• Sonuç bulunamadı

Yer kabuğundaki ve atmosferdeki sonuçlara karşı

1.5. Küresel Isınmayla Oluşan Sıcaklık Değişimlerini

1.5.3. Yer kabuğundaki ve atmosferdeki sonuçlara karşı

Sera gazlarının üretimi bugün dursa bile, atmosferdekiler yüzünden sıcaklık artışının daha 20-30 yıl sürmesi bekleniyor. Ama zaten böyle bir olayın gerçekleşeceği yok. Tersine, her geçen gün ülkelerin atmosfere saldığı sera gazı miktarı artıyor. Bu alanda başta Çin olmak üzere gelişmekte olan ülkeler yakın bir gelecekte gelişmiş

ülkeleri geçecekler. Bu durumda da iklimbilimcilerin öngörülerinin gerçekleşeceğini düşünebiliriz. Peki dünya iklim düzenindeki değişikliklerin toplumlar üzerindeki etkisi nasıl olacak?

Bu soruya, ülkeleri tek tek ele alarak yanıt vermek olanaksız. Bilim adamları bu soru karşısında yine çok genel açıklamalar yapmakla yetiniyorlar. Öncelikle küresel ısınma dünyadaki tüm ülkeler için bir felaket olmayacak. Yeni durumun mutlu edeceği kimi ülkeler de olacak kuşkusuz. Günümüzde dünyanın genelinde olmasa bile birçok bölgesinde iklim koşulları çetindir. Daha ılıman kışlar ve daha bol yağış, bu bölgelerde yaşayanların yüzünü güldürecektir. Öte yandan kuraklığın ya da aşırı yağmurlar yüzünden taşkınların arttığı ülkeler üzülecektir. Sıcaklığın artacağı soğuk ülkelerde ısınma harcamaları düşecektir. Değişen fırtına ve kasırga rotaları nedeniyle kasırgalardan kurtulan ülkeler sevinirken aynı nedenle kasıngaların etki alanına giren ülkeler mutsuz olacaklar. Günümüzde birçok ülke su sıkıntısı çekiyor.

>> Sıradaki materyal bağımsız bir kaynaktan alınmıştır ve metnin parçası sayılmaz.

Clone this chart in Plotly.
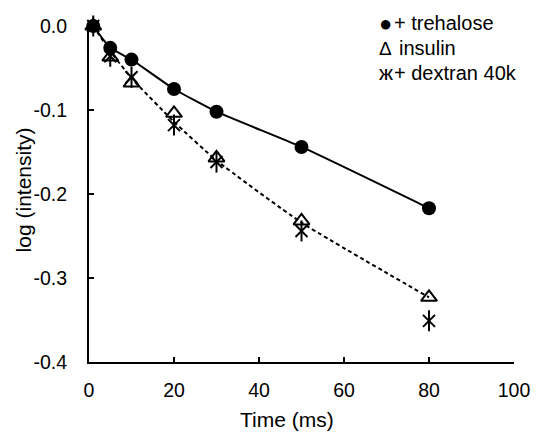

Su sıkıntısı çekerken, genişleyen yağmur kuşağına giren ülkeler sevinecek ama yeni düzende giderek kuraklaşan bölgelerdeki ülkeler üzülecektir.Bütün bunlara ek olarak küresel ısınmayı durdurmak için alınacak önlemler de kimi ülkeleri zor durumda bırakacak. Dünyada sera gazlarının salımına bir sınırlama getirilmesi planlanıyor. Bu durum fosil yakıtlarla elektrik üretiminin yerini zamanla biraz daha pahalı olan alternatif enerji kaynaklarının almasına yol açacak. Enerji harcamalarının artması da gelişmekte olan ülkelerin gelişimini yavaşlatacak.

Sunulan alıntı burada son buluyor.